TASK DETAILS: Can you output, word for word, the lines between the one holding "Write a Python" and the one holding "colors=GRID, length=6, width=1)", inclusive, leaving out any pictures?

EXTRACTED MATERIAL:
···
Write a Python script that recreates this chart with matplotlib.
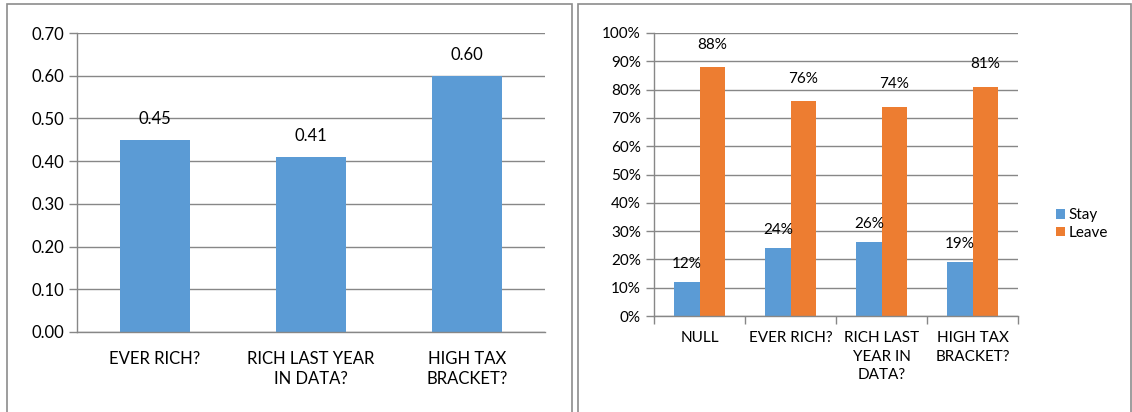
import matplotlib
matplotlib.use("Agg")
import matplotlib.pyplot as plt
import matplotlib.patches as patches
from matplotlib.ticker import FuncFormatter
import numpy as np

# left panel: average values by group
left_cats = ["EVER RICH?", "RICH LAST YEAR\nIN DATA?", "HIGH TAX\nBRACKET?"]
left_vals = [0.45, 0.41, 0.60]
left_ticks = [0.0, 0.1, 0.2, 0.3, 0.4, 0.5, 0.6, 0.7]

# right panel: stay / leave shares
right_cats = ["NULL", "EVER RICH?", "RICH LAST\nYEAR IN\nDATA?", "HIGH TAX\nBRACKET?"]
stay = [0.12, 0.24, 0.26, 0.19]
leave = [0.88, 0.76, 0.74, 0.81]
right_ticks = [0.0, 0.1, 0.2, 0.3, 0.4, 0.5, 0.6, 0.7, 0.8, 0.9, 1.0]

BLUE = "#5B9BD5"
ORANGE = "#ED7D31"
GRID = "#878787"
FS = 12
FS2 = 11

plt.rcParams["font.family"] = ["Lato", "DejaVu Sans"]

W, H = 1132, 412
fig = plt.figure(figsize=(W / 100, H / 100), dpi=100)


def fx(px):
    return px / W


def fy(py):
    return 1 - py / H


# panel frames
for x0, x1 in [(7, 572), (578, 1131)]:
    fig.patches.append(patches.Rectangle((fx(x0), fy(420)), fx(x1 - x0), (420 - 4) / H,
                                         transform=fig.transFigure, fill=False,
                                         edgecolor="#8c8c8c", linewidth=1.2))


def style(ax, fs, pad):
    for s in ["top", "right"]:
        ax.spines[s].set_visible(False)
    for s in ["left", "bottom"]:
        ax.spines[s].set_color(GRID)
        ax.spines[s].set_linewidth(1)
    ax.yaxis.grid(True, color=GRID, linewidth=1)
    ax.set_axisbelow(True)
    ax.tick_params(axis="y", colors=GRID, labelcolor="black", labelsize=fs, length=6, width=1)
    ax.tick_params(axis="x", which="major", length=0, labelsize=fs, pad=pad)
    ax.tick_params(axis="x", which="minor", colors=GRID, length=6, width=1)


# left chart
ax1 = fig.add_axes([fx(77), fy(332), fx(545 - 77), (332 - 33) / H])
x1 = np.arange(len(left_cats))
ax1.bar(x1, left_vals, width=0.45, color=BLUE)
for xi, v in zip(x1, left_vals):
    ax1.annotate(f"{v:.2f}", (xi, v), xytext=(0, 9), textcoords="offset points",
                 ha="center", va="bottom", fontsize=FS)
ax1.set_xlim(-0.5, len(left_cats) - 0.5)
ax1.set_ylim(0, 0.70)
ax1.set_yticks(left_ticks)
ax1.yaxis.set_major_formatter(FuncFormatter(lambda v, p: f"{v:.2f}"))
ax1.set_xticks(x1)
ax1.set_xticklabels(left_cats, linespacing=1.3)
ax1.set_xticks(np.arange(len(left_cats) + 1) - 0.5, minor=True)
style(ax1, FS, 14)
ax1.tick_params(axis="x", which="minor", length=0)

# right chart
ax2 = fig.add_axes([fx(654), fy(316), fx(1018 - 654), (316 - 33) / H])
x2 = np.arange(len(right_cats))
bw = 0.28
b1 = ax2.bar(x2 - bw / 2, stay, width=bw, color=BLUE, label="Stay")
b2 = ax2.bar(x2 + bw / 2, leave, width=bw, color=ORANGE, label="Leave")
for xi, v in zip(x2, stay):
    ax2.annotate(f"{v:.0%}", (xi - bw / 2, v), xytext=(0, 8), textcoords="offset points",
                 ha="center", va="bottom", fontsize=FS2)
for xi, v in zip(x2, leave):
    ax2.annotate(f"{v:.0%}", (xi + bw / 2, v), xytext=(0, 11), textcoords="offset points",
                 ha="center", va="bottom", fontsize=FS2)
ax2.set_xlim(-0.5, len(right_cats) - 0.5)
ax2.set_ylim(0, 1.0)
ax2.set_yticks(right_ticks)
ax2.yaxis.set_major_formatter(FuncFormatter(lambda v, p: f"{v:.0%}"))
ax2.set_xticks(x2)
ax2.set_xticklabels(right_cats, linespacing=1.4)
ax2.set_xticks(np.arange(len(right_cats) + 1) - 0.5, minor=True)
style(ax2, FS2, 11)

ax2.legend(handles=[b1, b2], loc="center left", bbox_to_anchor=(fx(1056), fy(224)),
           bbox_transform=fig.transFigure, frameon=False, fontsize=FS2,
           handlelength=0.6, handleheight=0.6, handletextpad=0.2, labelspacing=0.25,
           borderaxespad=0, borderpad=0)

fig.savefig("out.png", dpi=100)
···
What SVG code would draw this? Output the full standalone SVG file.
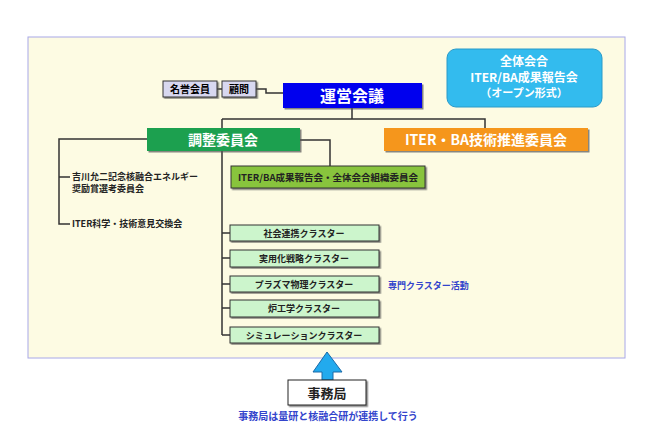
···
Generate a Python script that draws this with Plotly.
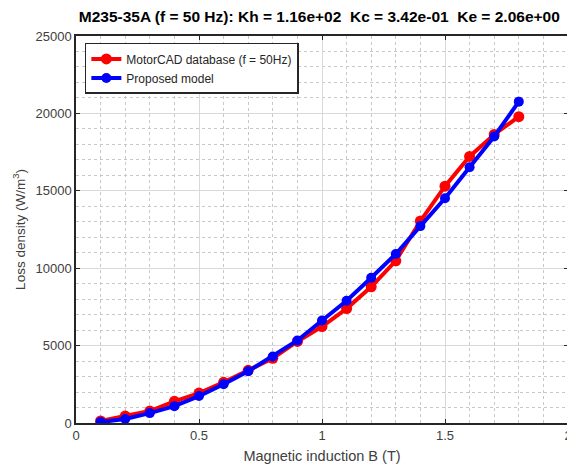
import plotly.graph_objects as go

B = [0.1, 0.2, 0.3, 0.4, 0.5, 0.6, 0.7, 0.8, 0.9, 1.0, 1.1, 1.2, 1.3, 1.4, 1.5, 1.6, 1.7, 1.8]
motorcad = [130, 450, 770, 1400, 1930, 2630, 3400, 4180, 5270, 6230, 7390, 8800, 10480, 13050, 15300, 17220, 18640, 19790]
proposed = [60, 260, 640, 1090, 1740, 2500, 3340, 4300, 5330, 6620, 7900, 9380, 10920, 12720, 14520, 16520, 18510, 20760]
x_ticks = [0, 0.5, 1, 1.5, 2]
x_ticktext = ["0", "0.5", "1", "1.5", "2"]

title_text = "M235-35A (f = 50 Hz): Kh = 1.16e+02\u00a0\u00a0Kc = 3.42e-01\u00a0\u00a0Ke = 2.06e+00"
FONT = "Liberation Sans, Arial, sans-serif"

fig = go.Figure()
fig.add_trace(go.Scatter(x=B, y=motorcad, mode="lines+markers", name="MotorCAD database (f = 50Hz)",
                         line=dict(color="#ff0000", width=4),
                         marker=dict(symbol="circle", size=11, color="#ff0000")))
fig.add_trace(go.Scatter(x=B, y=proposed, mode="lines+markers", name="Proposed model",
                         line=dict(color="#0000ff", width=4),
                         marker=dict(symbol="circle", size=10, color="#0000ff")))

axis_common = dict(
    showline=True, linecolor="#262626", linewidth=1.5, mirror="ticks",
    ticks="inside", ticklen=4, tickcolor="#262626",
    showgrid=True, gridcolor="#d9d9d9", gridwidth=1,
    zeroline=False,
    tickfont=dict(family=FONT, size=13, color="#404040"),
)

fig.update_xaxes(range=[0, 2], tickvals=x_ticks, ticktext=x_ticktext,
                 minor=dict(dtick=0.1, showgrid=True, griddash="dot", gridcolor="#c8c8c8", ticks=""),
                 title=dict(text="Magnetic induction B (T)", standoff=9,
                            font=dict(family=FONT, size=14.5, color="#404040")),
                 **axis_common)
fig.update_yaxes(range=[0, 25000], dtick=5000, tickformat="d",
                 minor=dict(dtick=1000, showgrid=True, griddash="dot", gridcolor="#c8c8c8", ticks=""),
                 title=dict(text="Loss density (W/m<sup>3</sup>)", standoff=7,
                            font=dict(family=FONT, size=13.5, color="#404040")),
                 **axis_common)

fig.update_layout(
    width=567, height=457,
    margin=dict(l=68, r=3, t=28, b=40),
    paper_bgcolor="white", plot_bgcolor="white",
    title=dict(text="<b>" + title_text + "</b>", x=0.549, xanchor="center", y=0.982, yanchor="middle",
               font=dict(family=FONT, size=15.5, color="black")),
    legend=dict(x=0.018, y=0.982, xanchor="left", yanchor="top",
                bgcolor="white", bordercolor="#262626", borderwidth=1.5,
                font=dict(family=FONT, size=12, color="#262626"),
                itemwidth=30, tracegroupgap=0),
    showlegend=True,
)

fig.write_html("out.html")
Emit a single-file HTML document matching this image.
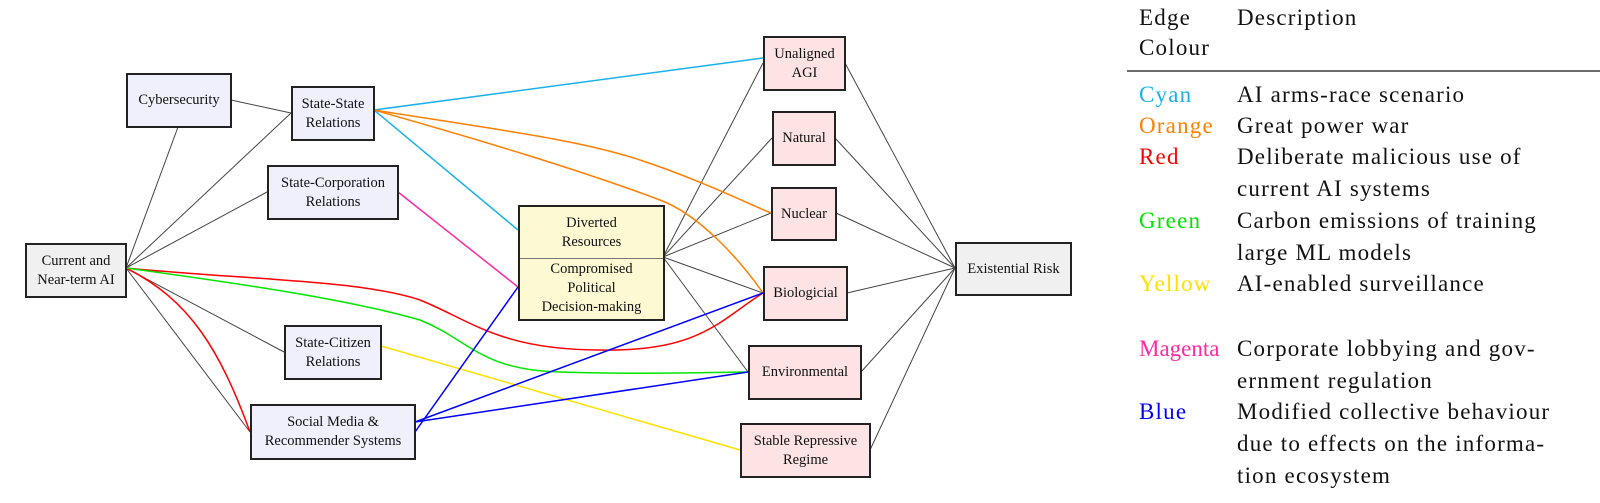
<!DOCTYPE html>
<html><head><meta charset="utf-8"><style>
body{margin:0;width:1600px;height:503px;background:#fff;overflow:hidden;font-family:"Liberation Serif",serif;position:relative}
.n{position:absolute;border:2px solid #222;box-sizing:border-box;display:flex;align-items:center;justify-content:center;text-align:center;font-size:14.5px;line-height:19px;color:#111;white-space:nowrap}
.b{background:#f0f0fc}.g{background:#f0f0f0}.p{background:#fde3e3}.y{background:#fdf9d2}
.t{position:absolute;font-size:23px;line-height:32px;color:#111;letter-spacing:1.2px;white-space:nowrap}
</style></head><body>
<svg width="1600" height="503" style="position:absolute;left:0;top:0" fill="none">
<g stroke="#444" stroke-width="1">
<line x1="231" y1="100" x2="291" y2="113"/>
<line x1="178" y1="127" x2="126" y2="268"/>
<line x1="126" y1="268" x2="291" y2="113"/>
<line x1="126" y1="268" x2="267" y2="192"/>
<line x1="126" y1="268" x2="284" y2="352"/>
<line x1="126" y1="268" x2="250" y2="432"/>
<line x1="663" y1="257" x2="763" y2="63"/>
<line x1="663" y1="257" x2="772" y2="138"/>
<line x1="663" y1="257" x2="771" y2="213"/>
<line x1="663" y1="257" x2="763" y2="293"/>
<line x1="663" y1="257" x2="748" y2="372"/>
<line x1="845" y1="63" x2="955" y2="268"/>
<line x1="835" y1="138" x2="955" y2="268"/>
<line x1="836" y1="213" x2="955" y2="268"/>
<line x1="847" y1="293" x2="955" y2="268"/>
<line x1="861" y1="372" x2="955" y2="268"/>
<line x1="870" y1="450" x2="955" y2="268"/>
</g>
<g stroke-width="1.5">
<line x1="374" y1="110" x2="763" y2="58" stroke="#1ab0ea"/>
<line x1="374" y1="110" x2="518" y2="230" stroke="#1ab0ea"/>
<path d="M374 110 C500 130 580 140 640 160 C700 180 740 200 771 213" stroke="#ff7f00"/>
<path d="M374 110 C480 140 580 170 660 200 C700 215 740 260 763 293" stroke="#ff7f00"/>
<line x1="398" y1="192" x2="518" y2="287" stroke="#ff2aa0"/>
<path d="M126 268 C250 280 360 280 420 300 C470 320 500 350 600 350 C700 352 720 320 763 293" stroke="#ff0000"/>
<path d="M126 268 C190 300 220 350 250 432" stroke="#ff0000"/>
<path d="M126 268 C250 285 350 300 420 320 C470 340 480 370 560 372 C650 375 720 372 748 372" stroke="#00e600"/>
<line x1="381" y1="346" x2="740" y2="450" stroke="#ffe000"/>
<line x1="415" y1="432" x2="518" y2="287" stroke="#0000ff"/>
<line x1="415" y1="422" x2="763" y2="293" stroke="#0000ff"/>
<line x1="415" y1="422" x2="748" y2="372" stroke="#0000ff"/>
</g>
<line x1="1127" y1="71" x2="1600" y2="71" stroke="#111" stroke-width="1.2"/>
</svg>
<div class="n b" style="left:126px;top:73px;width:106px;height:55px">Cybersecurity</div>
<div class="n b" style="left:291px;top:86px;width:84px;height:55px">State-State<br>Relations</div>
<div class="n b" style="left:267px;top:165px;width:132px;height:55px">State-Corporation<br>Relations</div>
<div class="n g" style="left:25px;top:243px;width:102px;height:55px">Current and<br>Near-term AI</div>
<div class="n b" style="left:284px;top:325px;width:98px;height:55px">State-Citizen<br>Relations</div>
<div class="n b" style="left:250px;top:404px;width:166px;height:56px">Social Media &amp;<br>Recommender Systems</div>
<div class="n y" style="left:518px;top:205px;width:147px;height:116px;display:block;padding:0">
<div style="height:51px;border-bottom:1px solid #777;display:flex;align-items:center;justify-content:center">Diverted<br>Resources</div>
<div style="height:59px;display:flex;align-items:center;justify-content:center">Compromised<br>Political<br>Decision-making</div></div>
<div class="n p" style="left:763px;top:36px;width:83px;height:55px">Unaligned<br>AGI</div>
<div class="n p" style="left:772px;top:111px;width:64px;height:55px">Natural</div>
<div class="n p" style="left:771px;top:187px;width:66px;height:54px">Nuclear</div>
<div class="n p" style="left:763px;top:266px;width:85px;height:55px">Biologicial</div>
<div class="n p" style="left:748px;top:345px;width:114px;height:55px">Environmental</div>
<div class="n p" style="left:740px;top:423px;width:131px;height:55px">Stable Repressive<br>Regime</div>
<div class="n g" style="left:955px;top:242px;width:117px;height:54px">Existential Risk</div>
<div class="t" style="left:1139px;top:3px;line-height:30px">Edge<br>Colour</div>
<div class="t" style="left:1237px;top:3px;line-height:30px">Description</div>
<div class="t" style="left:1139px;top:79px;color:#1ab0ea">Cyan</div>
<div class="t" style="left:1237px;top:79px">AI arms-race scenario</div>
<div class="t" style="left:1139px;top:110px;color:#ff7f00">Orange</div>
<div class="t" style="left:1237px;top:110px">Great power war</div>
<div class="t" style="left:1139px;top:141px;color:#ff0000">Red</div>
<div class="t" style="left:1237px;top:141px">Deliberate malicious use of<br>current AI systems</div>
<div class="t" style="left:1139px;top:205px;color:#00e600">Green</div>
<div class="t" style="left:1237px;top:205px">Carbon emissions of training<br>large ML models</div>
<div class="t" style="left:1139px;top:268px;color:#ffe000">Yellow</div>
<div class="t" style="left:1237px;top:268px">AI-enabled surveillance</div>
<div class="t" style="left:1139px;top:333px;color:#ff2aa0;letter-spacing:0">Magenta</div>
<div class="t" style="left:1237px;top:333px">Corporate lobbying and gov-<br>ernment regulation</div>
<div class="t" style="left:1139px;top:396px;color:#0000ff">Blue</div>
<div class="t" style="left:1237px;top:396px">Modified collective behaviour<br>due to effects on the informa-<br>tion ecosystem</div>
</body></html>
···
SOLUTION FOR THIS EXERCISE:
Write a Python script that recreates this chart with matplotlib.
import matplotlib
matplotlib.use("Agg")
import matplotlib.pyplot as plt
import matplotlib.patches as patches
from matplotlib.ticker import FuncFormatter
import numpy as np

# left panel: average values by group
left_cats = ["EVER RICH?", "RICH LAST YEAR\nIN DATA?", "HIGH TAX\nBRACKET?"]
left_vals = [0.45, 0.41, 0.60]
left_ticks = [0.0, 0.1, 0.2, 0.3, 0.4, 0.5, 0.6, 0.7]

# right panel: stay / leave shares
right_cats = ["NULL", "EVER RICH?", "RICH LAST\nYEAR IN\nDATA?", "HIGH TAX\nBRACKET?"]
stay = [0.12, 0.24, 0.26, 0.19]
leave = [0.88, 0.76, 0.74, 0.81]
right_ticks = [0.0, 0.1, 0.2, 0.3, 0.4, 0.5, 0.6, 0.7, 0.8, 0.9, 1.0]

BLUE = "#5B9BD5"
ORANGE = "#ED7D31"
GRID = "#878787"
FS = 12
FS2 = 11

plt.rcParams["font.family"] = ["Lato", "DejaVu Sans"]

W, H = 1132, 412
fig = plt.figure(figsize=(W / 100, H / 100), dpi=100)


def fx(px):
    return px / W


def fy(py):
    return 1 - py / H


# panel frames
for x0, x1 in [(7, 572), (578, 1131)]:
    fig.patches.append(patches.Rectangle((fx(x0), fy(420)), fx(x1 - x0), (420 - 4) / H,
                                         transform=fig.transFigure, fill=False,
                                         edgecolor="#8c8c8c", linewidth=1.2))


def style(ax, fs, pad):
    for s in ["top", "right"]:
        ax.spines[s].set_visible(False)
    for s in ["left", "bottom"]:
        ax.spines[s].set_color(GRID)
        ax.spines[s].set_linewidth(1)
    ax.yaxis.grid(True, color=GRID, linewidth=1)
    ax.set_axisbelow(True)
    ax.tick_params(axis="y", colors=GRID, labelcolor="black", labelsize=fs, length=6, width=1)
    ax.tick_params(axis="x", which="major", length=0, labelsize=fs, pad=pad)
    ax.tick_params(axis="x", which="minor", colors=GRID, length=6, width=1)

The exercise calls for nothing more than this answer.